The present invention relates to event signalling systems and methods for digital signal processor systems. More particularly, the present invention relates to systems and methods for signalling the occurrence of events to one or more computing processors, where data flow into and out of a digital signal processor system is substantially through a data RAM and is independent of the one or more computing processors.
Digital signal processing has evolved from being an expensive, esoteric science used primarily in military applications such as radar systems, image recognition, and the like, to a high growth technology which is used in consumer products such as digital audio and the compact disk. Single chip digital signal processors (SCDSPs) were introduced in the early 1980's to specifically address these markets. However, SCDSPs are complex to design and use, and have significant development, environment, and performance limitations which stem from their Von Neuman, microprocessor origins. In particular, while the requirements of signal processing are that the signal processor be computationally intensive and controllable, have low latency and low parasitic overhead for real time I/O, and be able to efficiently execute multiple asynchronous processes, the signal processors of the art are burdened with the interrupt structures and the memory intensiveness of their microprocessor ancestors. The interrupt structures found in the SCDSPs of the art typically result in the SCDSPs being limited to a frequency spectrum from DC to the low tens of KHz.

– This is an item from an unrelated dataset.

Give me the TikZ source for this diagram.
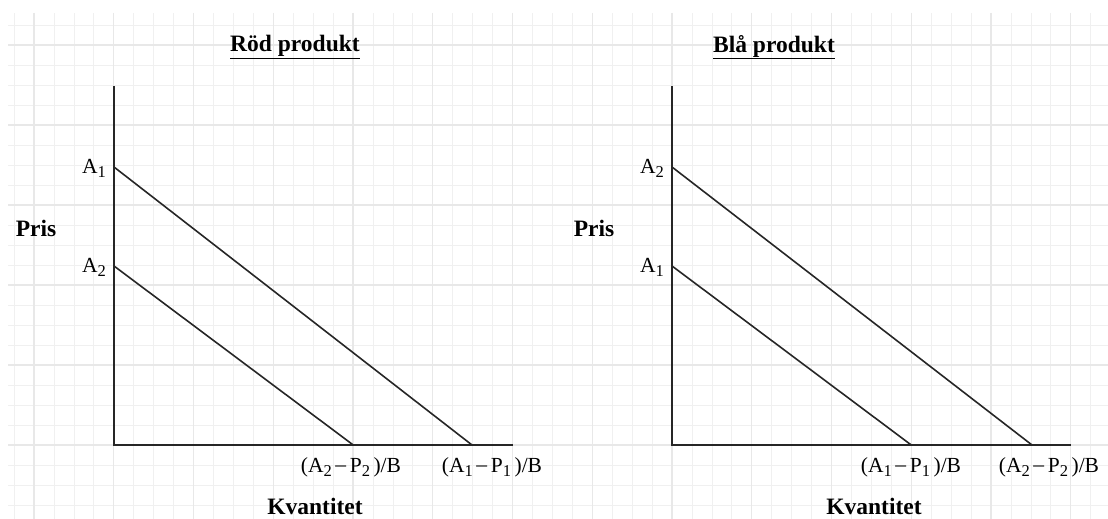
\documentclass[tikz,border=0pt]{standalone}
\usepackage{fontspec}
\setmainfont{Liberation Serif}
\newcommand{\sbx}[1]{\raisebox{-0.42ex}{\fontsize{16.5}{16.5}\selectfont #1}}
\newcommand{\qlab}[4]{(#1\sbx{#2}\,\raisebox{0.1ex}{–}\,#3\sbx{#4}\,)/B}
\begin{document}
\begin{tikzpicture}[x=1pt,y=-1pt,
  minorgrid/.style={draw=black!6,line width=0.7pt},
  majorgrid/.style={draw=black!9,line width=1.1pt},
  axisline/.style={draw=black!85,line width=1.9pt},
  demand/.style={draw=black!85,line width=1.6pt},
  titlelbl/.style={font=\fontsize{23.5}{26}\selectfont\bfseries,inner sep=0pt},
  axislbl/.style={font=\fontsize{23.5}{26}\selectfont\bfseries,inner sep=0pt},
  ptlbl/.style={font=\fontsize{21.5}{24}\selectfont,inner sep=0pt}]
\useasboundingbox (0,0) rectangle (1108,519);
% grid
\foreach \k in {0,...,54} {
  \pgfmathsetmacro{\gx}{14.06+19.9375*\k}
  \draw[minorgrid] (\gx,13) -- (\gx,519);
}
\foreach \k in {0,...,25} {
  \pgfmathsetmacro{\gy}{25+20*\k}
  \draw[minorgrid] (8,\gy) -- (1108,\gy);
}
\foreach \k in {0,...,13} {
  \pgfmathsetmacro{\gx}{34+79.75*\k}
  \draw[majorgrid] (\gx,13) -- (\gx,519);
}
\foreach \k in {0,...,5} {
  \pgfmathsetmacro{\gy}{45+80*\k}
  \draw[majorgrid] (8,\gy) -- (1108,\gy);
}
% left chart
\coordinate (Ltop) at (114,86);
\coordinate (Lo) at (114,445);
\coordinate (Lend) at (513,445);
\coordinate (LA1) at (114,167);
\coordinate (LA2) at (114,266);
\coordinate (LQ1) at (472,445);
\coordinate (LQ2) at (353.25,445);
\draw[axisline] (Ltop) -- (Lo) -- (Lend);
\draw[demand] (LA1) -- (LQ1);
\draw[demand] (LA2) -- (LQ2);
\node[titlelbl] (Ltitle) at (295,47) {\underline{Röd produkt}};
\node[axislbl] (Lpris) at (36,228) {Pris};
\node[axislbl] (Lkv) at (315,506) {Kvantitet};
\node[ptlbl,anchor=east] (LlA1) at (106,168) {A\sbx{1}};
\node[ptlbl,anchor=east] (LlA2) at (106,267) {A\sbx{2}};
\node[ptlbl] (LlQ2) at (351,467) {\qlab{A}{2}{P}{2}};
\node[ptlbl] (LlQ1) at (492,467) {\qlab{A}{1}{P}{1}};
% right chart
\coordinate (Rtop) at (672,86);
\coordinate (Ro) at (672,445);
\coordinate (Rend) at (1071,445);
\coordinate (RA2) at (672,167);
\coordinate (RA1) at (672,266);
\coordinate (RQ2) at (1032,445);
\coordinate (RQ1) at (911.25,445);
\draw[axisline] (Rtop) -- (Ro) -- (Rend);
\draw[demand] (RA2) -- (RQ2);
\draw[demand] (RA1) -- (RQ1);
\node[titlelbl] (Rtitle) at (774,47) {\underline{Blå produkt}};
\node[axislbl] (Rpris) at (594,228) {Pris};
\node[axislbl] (Rkv) at (874,506) {Kvantitet};
\node[ptlbl,anchor=east] (RlA2) at (664,168) {A\sbx{2}};
\node[ptlbl,anchor=east] (RlA1) at (664,267) {A\sbx{1}};
\node[ptlbl] (RlQ1) at (911,467) {\qlab{A}{1}{P}{1}};
\node[ptlbl] (RlQ2) at (1049,467) {\qlab{A}{2}{P}{2}};
\end{tikzpicture}
\end{document}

In overcoming the problems of the SCDSPs of the art, a digital signal processor (also referred to as a "SPROC") architecture was set forth in parent application Ser. No. 07/525,977 filed May 18, 1990, now abandoned and continued as co-ending application Ser. No. 07/900,536 filed Jun. 18, 1992, where the interrupt structure and tasks are substantially removed from the tasks of the computing processor(s) (e.g. the GSPs). The separation is achieved by providing a central memory unit (data RAM) through which flows substantially all the data coming into and out of the signal processor, and by providing a data flow manager (i.e. a data I/O processor) which handles I/O between the central memory unit and the "outside" world. The computing processor(s) is coupled to the central memory unit and does not communicate directly with the outside world. Where multiple computing processors are utilized, the multiple processors do not communicate directly; rather they communicate via the central memory unit. However, even though the computing processors are shielded from the I/O functions of the SCDSP and are therefore capable of increased throughput, a mechanism for informing (signalling) the computing processors of events of interest such as the availability of desired information must be provided.